This work has been accepted to ACL 2025 Main Conference.
Related Material: Read the paper on arXiv
Retrieval-Augmented Generation (RAG) systems rely heavily on rerankers to identify relevant documents. However, fine-tuning rerankers is challenging due to the limited availability of annotated query-document pairs. Existing distillation-based methods often suffer from training-inference misalignment and overlook interdependencies among candidate documents.

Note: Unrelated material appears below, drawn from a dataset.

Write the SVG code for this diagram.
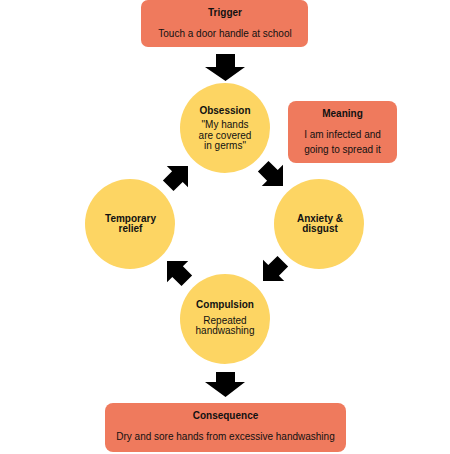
<svg xmlns="http://www.w3.org/2000/svg" width="450" height="454" viewBox="0 0 450 454">
<style>
.box{fill:#EF7A5D}
.circ{fill:#FDD563}
.t{font-family:"Liberation Sans",Arial,sans-serif;font-size:10px;fill:#111;text-anchor:middle}
.b{font-weight:bold}
.arr{fill:#000}
</style>
<defs>
<polygon id="diag" points="0,0 -15,-15 -15,-7.5 -28,-7.5 -28,7.5 -15,7.5 -15,15"/>
</defs>
<rect width="450" height="454" fill="#fff"/>
<g id="connectors" class="arr">
<polygon points="216,54 235,54 235,67 245,67 225.5,81 205,67 216,67"/>
<polygon points="216,372 235,372 235,382 245,382 225.5,397 205,382 216,382"/>
<use href="#diag" transform="translate(283,186) rotate(45)"/>
<use href="#diag" transform="translate(263,281) rotate(135)"/>
<use href="#diag" transform="translate(167,261) rotate(225)"/>
<use href="#diag" transform="translate(188,166) rotate(-45)"/>
</g>
<g id="trigger">
<rect class="box" x="141" y="0" width="167" height="47" rx="7"/>
<text class="t b" x="225" y="16">Trigger</text>
<text class="t" x="225" y="37">Touch a door handle at school</text>
</g>
<g id="obsession">
<circle class="circ" cx="225" cy="128" r="45"/>
<text class="t b" x="225" y="114">Obsession</text>
<text class="t" x="225" y="128">"My hands</text>
<text class="t" x="225" y="139">are covered</text>
<text class="t" x="225" y="149">in germs"</text>
</g>
<g id="meaning">
<rect class="box" x="288" y="101" width="109" height="62" rx="8"/>
<text class="t b" x="342.5" y="117">Meaning</text>
<text class="t" x="342.5" y="138">I am infected and</text>
<text class="t" x="342.5" y="153">going to spread it</text>
</g>
<g id="anxiety">
<circle class="circ" cx="319" cy="224" r="45"/>
<text class="t b" x="320" y="222">Anxiety &amp;</text>
<text class="t b" x="320" y="232">disgust</text>
</g>
<g id="relief">
<circle class="circ" cx="130" cy="224" r="45"/>
<text class="t b" x="130.5" y="222">Temporary</text>
<text class="t b" x="130.5" y="232">relief</text>
</g>
<g id="compulsion">
<circle class="circ" cx="225" cy="319" r="45"/>
<text class="t b" x="225" y="308">Compulsion</text>
<text class="t" x="225" y="324">Repeated</text>
<text class="t" x="225" y="334">handwashing</text>
</g>
<g id="consequence">
<rect class="box" x="105" y="403" width="241" height="49" rx="8"/>
<text class="t b" x="225.5" y="419">Consequence</text>
<text class="t" x="225.5" y="440">Dry and sore hands from excessive handwashing</text>
</g>
</svg>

To address these issues, we reformulate reranking as a stochastic attention-mask learning problem and propose Gumbel Reranking, an end-to-end differentiable training framework. This method leverages the Gumbel Trick and Relaxed Top-k Sampling to learn document-wise Top-k attention masks, allowing reranker optimization to be directly supervised by the language model loss.
Please refer to environment.yaml
for dependency and environment configuration.
- For NQ and TQA, we use the same datasets as Fusion-in-Decoder. You can download the raw data via the script:
data/get_data.sh
. - For HotpotQA, MuSiQue, and 2WikiHop, please download the raw data directly from their respective official websites.
Please preprocess your dataset into the following JSON format:
{
"id": "0",
"question": "What element did Marie Curie name after her native land?",
"target": "Polonium",
"answers": ["Polonium", "Po (chemical element)", "Po"],
"ctxs": [
{
"title": "Marie Curie",
"text": "them on visits to Poland. She named the first chemical element that she discovered in 1898 \"polonium\", after her native country..."
},
{
"title": "Marie Curie",
"text": "...they announced the existence of an element which they named \"polonium\", in honour of her native Poland..."
}
]
}
We also provide preprocessed datasets ready for use: syhuang/gumbel-reranking-data
.
Gumbel Reranking is designed for fine-tuning existing rerankers. While it can be trained from scratch, using pretrained rerankers yields better results.
- For RankT5, use:
Soyoung97/RankT5-base
- For BGE-Reranker, use:
BAAI/bge-reranker-base
A strong reader is required to provide supervision signals for reranker training. We assume the reader has already been fine-tuned for the specific task.
- For NQ and TQA, you can directly use pretrained checkpoints provided in the Fusion-in-Decoder repo. See:
readers/get_model.sh
- For HotpotQA, MuSiQue, and 2WikiHop, you need to fine-tune the FiD reader using the official repo and corresponding preprocessed data.
We also release fine-tuned FiD checkpoints on Hugging Face for convenience:
Dataset | FiD-base Checkpoint | FiD-large Checkpoint |
---|---|---|
HotpotQA | syhuang/hopo_reader_base |
syhuang/hopo_reader_large |
MuSiQue | syhuang/musique_reader_base |
syhuang/musique_reader_large |
2WikiHop | syhuang/2wiki_reader_base |
syhuang/2wiki_reader_large |
In addition to using the FiD checkpoints, please make sure to load the original T5 configuration. Specifically, use google-t5/t5-base
for FiD-base and google-t5/t5-large
for FiD-large. See the base_model_path
variable in run.slurm
for reference.
We provide a SLURM script run.slurm
as a general-purpose training launcher. Please edit the script to configure your dataset paths, model names, and training hyperparameters before execution.
sbatch run.slurm
If you can SSH into the server and run bash scripts directly, you can simply execute:
bash run.slurm
Please refer to run.slurm
for more details on training paths and hyperparameter settings.